On Hiatus: What I’m Reading

I’m taking a bit of a vacation from blogging until late September when I will be reporting on the New Insights Into The New Testament Conference. Don’t worry, there are other bloggers here, lol.

In the meantime I will be doing some casual reading on Greek and Hebrew influence on the New Testament. The first major compilation on this topic, which is online for free, was New Testament Narrative as Old Testament Midrash by Robert M Price in the Encyclopedia of Midrash. The next was The Jewish Annotated New Testament. I have read both these sources and commented on them for many years. The new ones I will hopefully be reading are on Greco-Roman influence on the New Testament in Dennis R MacDonald’s Synopses of Epic, Tragedy, and the Gospels Paperback – December 6, 2022 :

And Jewish influence on the New Testament in the anthology Israel’s Scriptures in Early Christian Writings: The Use of the Old Testament in the New (2023):

I have 2 reading goals in mind, one hermeneutic and the other deconstructive. Of course learning about Greco-Roman and Jewish influence on the New Testament will help me to understand the NT texts better. On the other hand, it helps to put up a veil of fog/opacity between the reader and the text so claims of the historicity of certain pieces of textual material need to be bracketed or put out of play. I’ll show you what I mean. Dr. Bart Ehrman points out:

  • [A]uthors like Robert Price have claimed that all the stories about Jesus in the Gospels are midrashes on stories found in the OT. By that he means, roughly, that the story of Jesus is shaped in such a way as to reflect a kind of retelling or exposition of stories about persons and events in the Old Testament. For example, the beginning of Matthew’s Gospel shapes the stories about Jesus to make Jesus appear to be a kind of “second Moses.” Like Moses, Jesus is supernaturally protected at his birth when the ruler (Pharaoh/Herod) seeks to destroy him; like Moses he goes down to Egypt as an infant; like Moses he comes up out of Egypt to the promised land; like Moses he passes through the waters (the parting of the Red Sea; the baptism); after which he spends time in the wilderness being “tested” (40 years; 40 days); after which he goes up on the mountain to receive/deliver the Law (Mount Sinai; Sermon on the Mount). The story of Jesus has evidently been “shaped” in light of the author’s knowledge of the story of Moses in order to say something: Jesus is the new Moses.

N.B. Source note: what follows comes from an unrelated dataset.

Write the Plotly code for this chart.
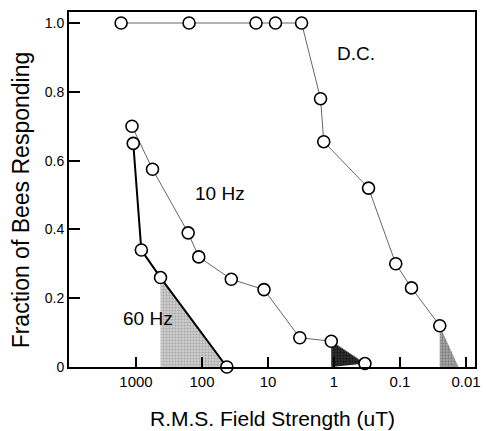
import plotly.graph_objects as go

# ---- data ----
dc_x = [1680, 157, 15.2, 7.7, 3.1, 1.6, 1.43, 0.30, 0.116, 0.067, 0.025]
dc_y = [1.0, 1.0, 1.0, 1.0, 1.0, 0.78, 0.655, 0.52, 0.30, 0.23, 0.12]

hz10_x = [1150, 562, 162, 112, 36, 11.5, 3.3, 1.1, 0.34]
hz10_y = [0.70, 0.575, 0.39, 0.32, 0.255, 0.225, 0.085, 0.075, 0.01]

hz60_x = [1100, 830, 425, 42]
hz60_y = [0.65, 0.34, 0.26, 0.0]

dc_threshold_x = [0.013]  # extrapolated zero crossing of shaded D.C. region

x_ticks = [1000, 100, 10, 1, 0.1, 0.01]
x_tick_text = ["1000", "100", "10", "1", "0.1", "0.01"]
y_ticks = [0, 0.2, 0.4, 0.6, 0.8, 1.0]
y_tick_text = ["0", "0.2", "0.4", "0.6", "0.8", "1.0"]

FONT = "Liberation Sans, Arial, Helvetica, sans-serif"

fig = go.Figure()

# shaded regions
fig.add_trace(go.Scatter(
    x=[hz60_x[2], hz60_x[2], hz60_x[3], hz60_x[2]],
    y=[hz60_y[2], 0, hz60_y[3], hz60_y[2]],
    mode="lines", line=dict(width=0), fill="toself",
    fillcolor="#c8c8c8",
    fillpattern=dict(shape=".", fgcolor="#7a7a7a", bgcolor="#d0d0d0", size=3, solidity=0.4),
    hoverinfo="skip", showlegend=False))
fig.add_trace(go.Scatter(
    x=[hz10_x[7], hz10_x[7], hz10_x[8], hz10_x[7]],
    y=[hz10_y[7], 0, hz10_y[8], hz10_y[7]],
    mode="lines", line=dict(width=0), fill="toself",
    fillcolor="#222222",
    fillpattern=dict(shape=".", fgcolor="#000000", bgcolor="#333333", size=3, solidity=0.5),
    hoverinfo="skip", showlegend=False))
fig.add_trace(go.Scatter(
    x=[dc_x[-1], dc_x[-1], dc_threshold_x[0], dc_x[-1]],
    y=[dc_y[-1], 0, 0, dc_y[-1]],
    mode="lines", line=dict(width=0), fill="toself",
    fillcolor="#a0a0a0",
    fillpattern=dict(shape=".", fgcolor="#4a4a4a", bgcolor="#aaaaaa", size=3, solidity=0.45),
    hoverinfo="skip", showlegend=False))

marker = dict(symbol="circle", size=12, color="white", line=dict(color="black", width=1.6))

fig.add_trace(go.Scatter(x=dc_x, y=dc_y, mode="lines+markers",
                         line=dict(color="#666666", width=1), marker=marker,
                         cliponaxis=False, showlegend=False))
fig.add_trace(go.Scatter(x=hz10_x, y=hz10_y, mode="lines+markers",
                         line=dict(color="#666666", width=1), marker=marker,
                         cliponaxis=False, showlegend=False))
fig.add_trace(go.Scatter(x=hz60_x, y=hz60_y, mode="lines+markers",
                         line=dict(color="black", width=2), marker=marker,
                         cliponaxis=False, showlegend=False))

annos = [
    dict(text="D.C.", x=0.706, y=0.884, size=19),
    dict(text="10 Hz", x=0.371, y=0.490, size=19),
    dict(text="60 Hz", x=0.195, y=0.138, size=19),
]
for a in annos:
    fig.add_annotation(text=a["text"], x=a["x"], y=a["y"], xref="paper", yref="paper",
                       showarrow=False, xanchor="center", yanchor="middle",
                       font=dict(family=FONT, size=a["size"], color="black"))

fig.add_annotation(text="R.M.S. Field Strength (uT)", x=0.5, y=-0.1437,
                   xref="paper", yref="paper", showarrow=False,
                   xanchor="center", yanchor="middle",
                   font=dict(family=FONT, size=21, color="black"))
fig.add_annotation(text="Fraction of Bees Responding", x=-0.1177, y=0.470,
                   xref="paper", yref="paper", showarrow=False, textangle=-90,
                   xanchor="center", yanchor="middle",
                   font=dict(family=FONT, size=23, color="black"))

fig.update_layout(
    width=486, height=431, autosize=False,
    margin=dict(l=69, r=5, t=12, b=64),
    paper_bgcolor="white", plot_bgcolor="white",
    font=dict(family=FONT, color="black"),
    xaxis=dict(type="log", range=[4.015, -2.136], tickvals=x_ticks, ticktext=x_tick_text,
               ticks="inside", ticklen=10, tickwidth=2, tickcolor="black",
               showline=True, linewidth=2, linecolor="black", mirror=True,
               showgrid=False, zeroline=False, tickfont=dict(size=15, family=FONT)),
    yaxis=dict(range=[0, 1.032], tickvals=y_ticks, ticktext=y_tick_text,
               ticks="inside", ticklen=11, tickwidth=2, tickcolor="black",
               showline=True, linewidth=2, linecolor="black", mirror=True,
               showgrid=False, zeroline=False, tickfont=dict(size=14, family=FONT)),
)

fig.write_html("out.html",
               config={"displayModeBar": False, "responsive": False},
               post_script=("document.documentElement.style.overflow='hidden';"
                            "document.body.style.overflow='hidden';"
                            "document.body.style.margin='0';document.body.style.padding='0';"))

Why should we skeptical readers care? Consider this: Imagine an interpretive spectrum whereby at one pole we suppose Matthew started with stories from the old testament about Moses and then rewrote them using Jesus as the main character with no historical information about Jesus in them. On the other pole of the spectrum, suppose Matthew started with stories about the historical Jesus and then simply shaped them to give them a Moses flavor. And there is a huge amount of room between the two poles of the spectrum. The question of reading then becomes the hugely sophisticated problem of how do we come up with criteria to identify historical golden nuggets among the literary silt? This is enormously important because unless a solid methodology is proposed for determining real history much of the text needs to simply be shelved in the circular file of “who knows?” There may be historical material there, but how do you tell?

Anyway, I’ll try and get these books soon (they’re pricey here in Canada, but I’ll try), and I’ll be back at the end of September!